Der 68-seitige Schlussbericht liest sich als eine einzige Bilanz des Schreckens. So seien Kinder blutig geschlagen worden. Stundenlang hätten sie auf Kleiderbügeln knien müssen, Toiletten- und Trinkverbote bekommen oder ungenießbare Fettbrocken aus der Hausschlachtung essen müssen. Mit dem Löffel seien sie gestopft worden wie Gänse. Hätten Erbrochenes wieder zu sich nehmen müssen. In dunkle Keller seien die Kleinen gesperrt worden, über Stunden und allein - wobei manchmal jemand gekommen sei, um sie dort unten als Teufel in der Hölle zu begrüßen.
Hinzu kam sexuelle Gewalt. Derer machte sich auch Max Auer schuldig.
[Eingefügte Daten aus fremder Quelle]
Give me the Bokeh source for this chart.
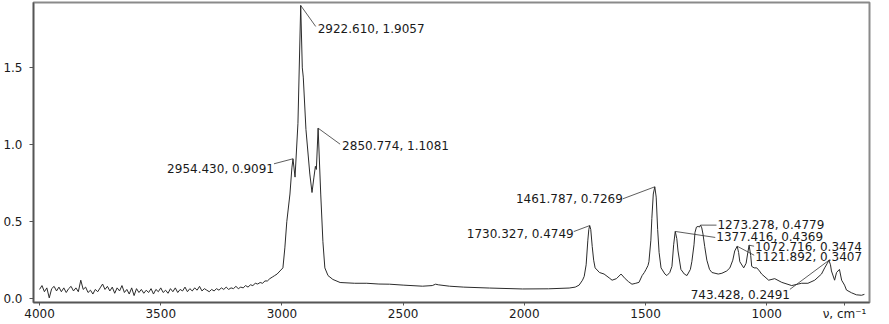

Der Pfarrer und Enkel des Gründers leitete das Haus von 1947 bis zur Schließung; er starb 1980. Laut Bericht wurde er unter anderem zum Vergewaltiger - nicht durch rohe Gewalt, sondern weil er seine Opfer durch Vergünstigungen von sich abhängig gemacht hatte. Die Betroffene Marsha berichtete zudem von Verfehlungen im Beichtstuhl: "Da roch er an meinen Fingern, um zu sehen, ob ich mich unten angefasst hatte."
"Man könnte davon einen Gruselroman schreiben"
Als sich nach der Vorstellung des Berichts einige Betroffene äußerten, zitterten den meisten die Stimmen. "Man könnte davon einen Gruselroman schreiben", sagte ein Mann. Bis heute litten er und seine Schicksalsgenossen etwa an chronischen Schmerzen und Essstörungen.
"Monströs" nannte Cassianeum-Chef Peter Kosak die Schilderungen. "Zutiefst erschüttert" zeigte sich Augsburgs Generalvikar Harald Heinrich. Ausdrücklich dankten ihnen Opfer für die öffentliche Aufarbeitung. Aus ihr gehe hervor, dass an ihren Darstellungen keine Zweifel bestünden.
Gleichwohl, so Marsha, sei das Thema Entschädigung noch nicht zufriedenstellend gelöst. Darum wird sich nun ein neues Gremium von Opfern, Cassianeum-Stiftung und Berichtsgruppe kümmern. Es soll auch darüber beraten, wie künftig an das Geschehene erinnert werden kann, womöglich in Form eines Mahnmals.